A design for spinning “rotor sails” could potentially reduce fuel consumption and carbon emissions from ocean ships. The concept was explored earlier in the 20th century, but failed to gain traction with low fuel prices and no environmental regulations.
In early 2018, the new design will be outfitted onto two vessels, including a tanker owned by the Danish transportation giant Maersk, and a passenger ship owned by Viking cruises.
The spinning cylinders are mounted vertically on the decks of ships, towering as high as 10 stories in some cases. Fuel consumption could go down by up to 10 percent, which would save shipping companies hundreds of thousands of dollars, while also reducing carbon emissions by thousands of tons for each trip.
The design relies an aerodynamic principle called the Magnus effect, identified by German physicist Heinrich Gustav Magnus in the 1850s. Magnus observed that spinning objects experience a sideways force as they move through the air, the same force that allows baseball pitchers to throw curveballs.
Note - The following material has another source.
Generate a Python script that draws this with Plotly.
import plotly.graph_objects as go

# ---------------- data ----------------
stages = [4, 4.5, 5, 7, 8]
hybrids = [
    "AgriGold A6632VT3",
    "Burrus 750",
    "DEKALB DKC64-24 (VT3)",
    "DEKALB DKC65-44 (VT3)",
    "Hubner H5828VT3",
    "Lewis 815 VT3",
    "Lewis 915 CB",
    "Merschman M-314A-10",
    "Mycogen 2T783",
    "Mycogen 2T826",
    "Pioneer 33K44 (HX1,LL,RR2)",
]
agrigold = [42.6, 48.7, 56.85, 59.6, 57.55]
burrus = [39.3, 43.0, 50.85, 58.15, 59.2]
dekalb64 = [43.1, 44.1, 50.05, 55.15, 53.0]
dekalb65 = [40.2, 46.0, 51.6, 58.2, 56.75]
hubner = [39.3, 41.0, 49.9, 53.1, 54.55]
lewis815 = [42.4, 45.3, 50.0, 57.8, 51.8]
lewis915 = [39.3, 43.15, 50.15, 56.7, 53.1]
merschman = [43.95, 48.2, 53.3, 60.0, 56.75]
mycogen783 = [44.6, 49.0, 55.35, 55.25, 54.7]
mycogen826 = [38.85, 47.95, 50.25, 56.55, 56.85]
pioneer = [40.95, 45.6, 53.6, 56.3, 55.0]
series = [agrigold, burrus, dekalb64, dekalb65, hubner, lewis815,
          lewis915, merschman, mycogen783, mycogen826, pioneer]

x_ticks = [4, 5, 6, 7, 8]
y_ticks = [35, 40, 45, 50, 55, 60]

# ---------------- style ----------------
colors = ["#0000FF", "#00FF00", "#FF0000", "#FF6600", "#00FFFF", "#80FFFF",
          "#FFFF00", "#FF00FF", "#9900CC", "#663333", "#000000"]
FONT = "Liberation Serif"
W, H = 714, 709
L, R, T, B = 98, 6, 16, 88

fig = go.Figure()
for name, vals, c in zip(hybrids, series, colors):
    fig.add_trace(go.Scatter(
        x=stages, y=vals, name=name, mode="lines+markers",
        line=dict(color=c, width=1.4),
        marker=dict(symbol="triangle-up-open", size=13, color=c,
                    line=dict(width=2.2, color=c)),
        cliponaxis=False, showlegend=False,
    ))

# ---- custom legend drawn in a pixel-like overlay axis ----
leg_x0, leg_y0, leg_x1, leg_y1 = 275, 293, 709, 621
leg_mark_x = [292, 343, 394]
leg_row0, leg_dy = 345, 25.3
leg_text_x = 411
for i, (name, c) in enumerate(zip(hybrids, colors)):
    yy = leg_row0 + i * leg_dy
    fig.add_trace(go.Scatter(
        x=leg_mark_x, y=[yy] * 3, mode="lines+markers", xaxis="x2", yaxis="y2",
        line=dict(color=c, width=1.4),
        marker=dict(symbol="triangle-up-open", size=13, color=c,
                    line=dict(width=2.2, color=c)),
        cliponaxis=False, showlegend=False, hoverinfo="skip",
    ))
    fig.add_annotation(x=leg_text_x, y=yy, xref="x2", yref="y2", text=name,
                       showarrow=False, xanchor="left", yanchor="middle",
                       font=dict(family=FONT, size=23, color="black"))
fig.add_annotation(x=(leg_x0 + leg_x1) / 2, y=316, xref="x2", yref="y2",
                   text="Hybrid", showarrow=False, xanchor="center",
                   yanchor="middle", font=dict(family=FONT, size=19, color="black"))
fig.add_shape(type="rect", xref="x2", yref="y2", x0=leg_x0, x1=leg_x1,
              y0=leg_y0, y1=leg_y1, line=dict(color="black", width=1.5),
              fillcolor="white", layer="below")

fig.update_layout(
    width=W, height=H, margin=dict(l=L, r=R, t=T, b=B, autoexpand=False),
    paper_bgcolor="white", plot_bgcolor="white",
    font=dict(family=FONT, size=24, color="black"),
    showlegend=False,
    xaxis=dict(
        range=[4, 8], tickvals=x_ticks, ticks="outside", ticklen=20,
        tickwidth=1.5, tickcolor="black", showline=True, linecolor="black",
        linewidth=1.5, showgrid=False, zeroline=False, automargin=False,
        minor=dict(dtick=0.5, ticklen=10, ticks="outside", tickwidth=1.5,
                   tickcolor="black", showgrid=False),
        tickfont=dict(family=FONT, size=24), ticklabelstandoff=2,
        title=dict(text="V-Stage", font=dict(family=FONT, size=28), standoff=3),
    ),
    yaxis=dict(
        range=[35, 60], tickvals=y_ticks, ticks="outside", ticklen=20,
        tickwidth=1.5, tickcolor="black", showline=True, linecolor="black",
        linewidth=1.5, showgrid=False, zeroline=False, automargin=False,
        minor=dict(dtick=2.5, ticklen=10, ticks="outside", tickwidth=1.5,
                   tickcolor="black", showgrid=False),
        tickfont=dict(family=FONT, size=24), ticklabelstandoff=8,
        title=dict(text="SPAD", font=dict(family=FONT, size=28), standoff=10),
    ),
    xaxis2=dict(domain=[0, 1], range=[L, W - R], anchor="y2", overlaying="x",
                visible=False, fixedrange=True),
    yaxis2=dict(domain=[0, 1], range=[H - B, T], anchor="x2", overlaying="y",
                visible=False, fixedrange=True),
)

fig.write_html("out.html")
Scientists have been suggesting this force could be used to propel ships since the early 20th century, and a similar design for a rotor sail was used for a ship, by German engineer Anton Flettner in the 1920s. But with low fuel prices and no environmental regulations, and without lightweight materials like ones used in the modern design, Flettner did not find investors and the design never caught on.
Today, the shipping industry is facing pressure to reduce carbon emissions and fuel consumption. Ninety percent of the world’s goods are shipped via the ocean, and most of these ships use heavy fuel oil which produces not only carbon dioxide, but also soot and sulfur which contribute to acid rain. Now, Helsinki-based clean technology company Norsepower Oy Ltd. has designed a new rotor sail based on early 20th century designs, but taking advantage of modern materials such as carbon and glass fibers that allow for lighter weight, allowing the rotors to spin using far less electricity.
“Our largest rotor sails can provide forward thrust equivalent of up to 3 megawatts of main-engine power while drawing less than 90 kilowatts of electricity,” according to Norsepower CEO Tuomas Riski.
Rotor sails are effective in conditions where wind is faster than 18 kilometers per hour, or about 10 knots, blowing across a ship’s bow at an angle of 20° or more. Such conditions are often faced by ships in the northern Pacific and norther Atlantic oceans. These sails are not intended to replace a ship’s engine, but rather to supplement propulsion.
If the design is shown to be practical on the two ships next year, rotor sails could eventually become widespread, in an effort to reduce fuel costs and carbon emissions in the shipping industry.